Minding the shop this morning, I had a very interesting phone conversation when I answered a call to relay a message intended for Lily. It turned into a discussion of Henry Mayhew, Gibson & Sterling's The Difference Engine, and the whole area of research for novels - particularly the problem of when research conflicts with popular belief. Sarah, the caller, mentioned the problem of a writer using the word "beverage" in a mediaeval setting. It's totally authentic for the period - from the OED:

c1325 E.E. Allit. P. B. 1433 Bryng hem now to my borde, of beuerage hem fylles

But to most readers the word has a modern flavour that jars.

The message for Lily regarded waterbeds. Surely a quintessentially 1960s invention? Yet this concerned a reference in Elizabeth Gaskell's 1855 novel North and South: Mrs Hale is ill, and from Chapter 21 - The Dark Night - onward there are a number of references to a waterbed.

But, I think, if we could get a water-bed it might be a good thing. Not but what she will be better to-morrow; pretty much like herself as she was before this attack. Still, I should like her to have a water-bed. Mrs. Thornton has one, I know. I'll try and call there this afternoon. Stay,' said he, his eye catching on Margaret's face, blanched with watching in a sick room, 'I'm not sure whether I can go; I've a long round to take. It would do you no harm to have a brisk walk to Marlborough Street, and ask Mrs. Thornton if she can spare it.'

In fact it's mentioned so many times over the next few chapters that you'd almost suspect product placement. I promised I'd try to find details, and here they are: Google Books finds a couple of contemporary texts online. An Encyclopaedia of Domestic Economy (1855), pp. 309-311, mentions Dr. Arnott's Hydrostatic Bed, which is described in more detail in a London Medical and Surgical Journal article, Volume II, 1833 (pp. 165-168). Essentially this waterbed was a trough of water covered with an "India rubber cloth" - rubber-impregnated canvas - upon which other bedding was laid. Its use wasn't recreational or novelty-value, but medical.

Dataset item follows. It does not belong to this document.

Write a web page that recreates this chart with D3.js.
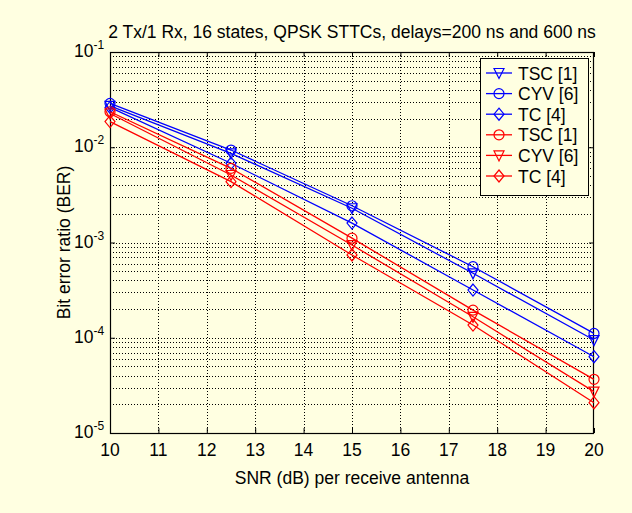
<!DOCTYPE html>
<html>
<head>
<meta charset="utf-8">
<script src="https://cdn.jsdelivr.net/npm/d3@7"></script>
<style>
  html, body { margin: 0; padding: 0; background: #ffffe1; }
  svg { display: block; font-family: "Liberation Sans", Arial, Helvetica, sans-serif; }
</style>
</head>
<body>
<svg id="chart" width="632" height="513"></svg>
<script>
// SNR points (dB)
const snr = [10, 12.5, 15, 17.5, 20];

// BER curves, delays = 200 ns (blue) and 600 ns (red)
const tsc200 = [0.0272, 0.00863, 0.00229, 0.000475, 0.0000946];
const cyv200 = [0.0289, 0.00935, 0.00243, 0.000557, 0.000111];
const tc200  = [0.0262, 0.00679, 0.00160, 0.000317, 0.0000632];
const tsc600 = [0.0236, 0.00601, 0.00111, 0.000195, 0.0000366];
const cyv600 = [0.0226, 0.00511, 0.00094, 0.000166, 0.0000272];
const tc600  = [0.0186, 0.00435, 0.00074, 0.000136, 0.0000208];

const xTicks = [10, 11, 12, 13, 14, 15, 16, 17, 18, 19, 20];
const yDecades = [-5, -4, -3, -2, -1];

const seriesNames = ["TSC [1]", "CYV [6]", "TC [4]", "TSC [1]", "CYV [6]", "TC [4]"];
const seriesColors = ["#0000ff", "#0000ff", "#0000ff", "#ff0000", "#ff0000", "#ff0000"];
const seriesMarkers = ["triangle", "circle", "diamond", "circle", "triangle", "diamond"];
const seriesValues = [tsc200, cyv200, tc200, tsc600, cyv600, tc600];

const titleText = "2 Tx/1 Rx, 16 states, QPSK STTCs, delays=200 ns and 600 ns";
const xLabelText = "SNR (dB) per receive antenna";
const yLabelText = "Bit error ratio (BER)";

const svg = d3.select("#chart");
const bg = "#ffffe1";
const fs = 17.5;

const plotL = 110, plotR = 594, plotT = 52, plotB = 433;
const x = d3.scaleLinear().domain([10, 20]).range([plotL, plotR]);
const y = d3.scaleLog().domain([1e-5, 1e-1]).range([plotB, plotT]);

svg.append("rect").attr("width", 632).attr("height", 513).attr("fill", bg);
svg.append("rect").attr("x", plotL).attr("y", plotT)
  .attr("width", plotR - plotL).attr("height", plotB - plotT).attr("fill", bg);

// dotted grid: every integer dB, every major and minor log step
const grid = svg.append("g").attr("stroke", "#000").attr("stroke-width", 1)
  .attr("stroke-dasharray", "1,2").attr("shape-rendering", "crispEdges");
xTicks.slice(1, -1).forEach(v => {
  grid.append("line").attr("x1", Math.round(x(v)) + 0.5).attr("x2", Math.round(x(v)) + 0.5)
    .attr("y1", plotT).attr("y2", plotB);
});
const yGridVals = [];
yDecades.slice(0, -1).forEach(d => {
  for (let m = 1; m <= 9; m++) yGridVals.push(m * Math.pow(10, d));
});
yGridVals.filter(v => v > 1e-5).forEach(v => {
  grid.append("line").attr("x1", plotL).attr("x2", plotR)
    .attr("y1", Math.round(y(v)) + 0.5).attr("y2", Math.round(y(v)) + 0.5);
});

// axes with inward tick marks on all four sides
const axB = d3.axisBottom(x).tickValues(xTicks).tickSize(-5).tickFormat("");
const axT = d3.axisTop(x).tickValues(xTicks).tickSize(-5).tickFormat("");
const yMajors = yDecades.map(d => Math.pow(10, d));
const axL = d3.axisLeft(y).tickValues(yMajors).tickSize(-5).tickFormat("");
const axR = d3.axisRight(y).tickValues(yMajors).tickSize(-5).tickFormat("");
function styleAxis(g) {
  g.select(".domain").remove();
  g.selectAll(".tick line").attr("stroke", "#000");
}
svg.append("g").attr("transform", `translate(0,${plotB})`).call(axB).call(styleAxis);
svg.append("g").attr("transform", `translate(0,${plotT})`).call(axT).call(styleAxis);
svg.append("g").attr("transform", `translate(${plotL},0)`).call(axL).call(styleAxis);
svg.append("g").attr("transform", `translate(${plotR},0)`).call(axR).call(styleAxis);

svg.append("rect").attr("x", plotL + 0.5).attr("y", plotT + 0.5)
  .attr("width", plotR - plotL - 1).attr("height", plotB - plotT)
  .attr("fill", "none").attr("stroke", "#000").attr("stroke-width", 1.2);

// tick labels
svg.append("g").selectAll("text").data(xTicks).join("text")
  .attr("x", d => x(d)).attr("y", 456)
  .attr("text-anchor", "middle").attr("font-size", fs).attr("fill", "#000")
  .text(d => d);

const yl = svg.append("g").selectAll("text").data(yDecades).join("text")
  .attr("x", 93).attr("y", d => y(Math.pow(10, d)) + 5)
  .attr("font-size", fs).attr("fill", "#000");
yl.append("tspan").attr("text-anchor", "start").attr("x", 74).text("10");
yl.append("tspan").attr("font-size", 12).attr("dy", -8).text(d => d);

// title and axis labels
svg.append("text").attr("x", (plotL + plotR) / 2).attr("y", 38)
  .attr("text-anchor", "middle").attr("font-size", fs).text(titleText);
svg.append("text").attr("x", (plotL + plotR) / 2).attr("y", 484)
  .attr("text-anchor", "middle").attr("font-size", fs).text(xLabelText);
svg.append("text").attr("transform", `translate(70,${(plotT + plotB) / 2}) rotate(-90)`)
  .attr("text-anchor", "middle").attr("font-size", fs).text(yLabelText);

// marker shapes
function markerPath(type) {
  if (type === "triangle") return "M-5,-4.5 L5,-4.5 L0,5.5 Z";
  if (type === "diamond") return "M0,-6 L5,0 L0,6 L-5,0 Z";
  return null;
}
function drawMarker(g, type, cx, cy, color) {
  if (type === "circle") {
    g.append("circle").attr("cx", cx).attr("cy", cy).attr("r", 5)
      .attr("fill", "none").attr("stroke", color).attr("stroke-width", 1.2);
  } else {
    g.append("path").attr("d", markerPath(type))
      .attr("transform", `translate(${cx},${cy})`)
      .attr("fill", "none").attr("stroke", color).attr("stroke-width", 1.2);
  }
}

// curves
const line = d3.line().x(d => x(d[0])).y(d => y(d[1]));
const plot = svg.append("g");
seriesValues.forEach((vals, i) => {
  const pts = snr.map((s, j) => [s, vals[j]]);
  plot.append("path").datum(pts).attr("d", line)
    .attr("fill", "none").attr("stroke", seriesColors[i]).attr("stroke-width", 1.3);
  pts.forEach(p => drawMarker(plot, seriesMarkers[i], x(p[0]), y(p[1]), seriesColors[i]));
});

// legend
const lg = svg.append("g");
lg.append("rect").attr("x", 480.5).attr("y", 58.5).attr("width", 108).attr("height", 137)
  .attr("fill", bg).attr("stroke", "#000").attr("stroke-width", 1);
seriesNames.forEach((name, i) => {
  const ry = 73 + i * 20.6;
  lg.append("line").attr("x1", 486).attr("x2", 512).attr("y1", ry).attr("y2", ry)
    .attr("stroke", seriesColors[i]).attr("stroke-width", 1.3);
  drawMarker(lg, seriesMarkers[i], 499, ry, seriesColors[i]);
  lg.append("text").attr("x", 518).attr("y", ry + 6.5).attr("font-size", fs)
    .attr("fill", "#000").text(name);
});
</script>
</body>
</html>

As the latter article reports, Dr. Arnott made no proprietary claims to the construction, and it appears to have had genuine medical benefits by evenly distributing pressure, preventing pressure sores that were common with invalids lying on hard mattresses (which were typically stuffed with wool or horsehair). The article comments that spiral spring mattresses, predating this by some 70 years, had similar potential. But the concept had gone into patent, confining it to the luxury market and stifling modifications for medical purposes.